Colonial Governor Lord Dunsmore had heard the rumour, and saw how it might be used to the advantage of the colonial authorities; his Proclamation of 1775 officially made an offer of manumission for any slave who joined the British. This led to the creation of the ill-fated Ethiopian Regiment, which likely did not have enough time to train properly before being sent into battle.
However, after its destruction, Dunsmore ordered for the raising of two units of trackers and scouts from the escape slaves arriving over the lines; these companies were called the Black Company of Pioneers; and one Lt Col John Graves Simcoe eagerly sought the commission of one.
This unit never saw combat action, but as a result suffered no casualties throughout the duration of the war. They were primarily scouts, scavengers, and humanitarians, whose efforts were concentrated in upstate New York.
As the war was winding down, he encouraged many of the Black Pioneers to make use of an overland route across the Niagara river, to ensure the crown met its obligation to his valiant troops. Meanwhile, after a riding injury, Simcoe was invalided back to Britain in 1782.

The final days of the war saw a panicked scene as increasing numbers of Loyalists descended on New York. It is estimated that over 100,000 fled in the wake of the revolution; roughly half went north to Canada.
It's hard to get precise pictures but the most accurate assessments suggest that roughly 30,000 or so made their homes in the Maritime provinces; the remainder, including some three thousand Black Loyalists and 2,000 slaves, headed for Quebec.
On Nova Scotia's South Shore, in Halifax, the Saint John Valley, the borderlands between modern Quebec and New York state (the "Eastern Townships") and the area south and west around lake Ontario (the "Western Townships"), they arrived in enough numbers to transform the local character.
Before their arrival, the population of the New France territories was probably around 130,000 Europeans, maybe 5,000 of whom were British or continental Protestant in origin.

The Loyalists made up a broad cross-section of the population; although the ones who arrived in Canada tended to be from Virginia or further north; were more likely than the American population at large to be first or second generation, and more likely to be either Anglican or a member of a religious minority.
Many of those who stayed were in fact soldiers who were being offered land after their service. Most were Scottish; but many had been in Hessian and Russian brigades, and included a number of Poles, Prussians, and Russians.
They also included the Black Loyalists, some of whom used the overland route and some of whom received official evacuation.

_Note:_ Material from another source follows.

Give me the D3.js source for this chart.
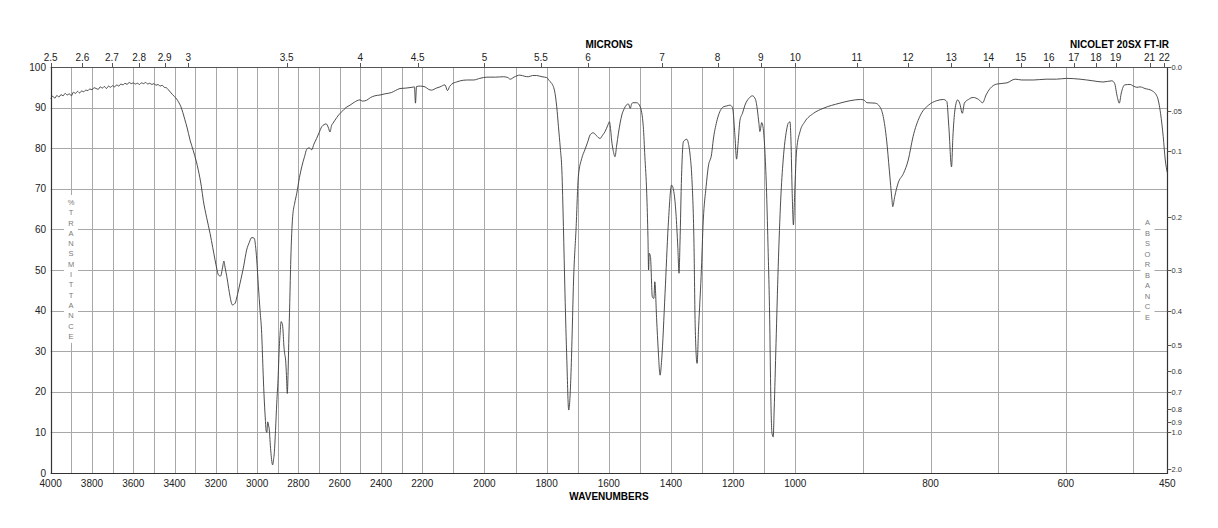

After the Seven Years' War, "French Acadia" had been transformed, politically, into "British Nova Scotia", but to ensure stability, British colonial authorities had extended the rights to civil law, the French language in courts, government and education, and the Catholic religion in the province of Québec. The new influx of Loyalists were used to governing themselves according to British institutions, and began demanding the right to do so in their new situation. The existing colonists already had contracts, bills of exchange and other documents which would be too numerous to disentangle; in the end a compromise was proposed which would split Quebec into two colonies, Upper Canada and Lower Canada, with Upper Canada receiving all land west of the furthest west seigneurie and south of the Nipissing river.
This occurred in 1791, and a new MP from Cornwall, first elected in 1790, was appointed to be Upper Canada's first Lieutenant Governor. Resign his place in parliament, Lt Col John Graves Simcoe arrived in Kingston in the summer of 1792.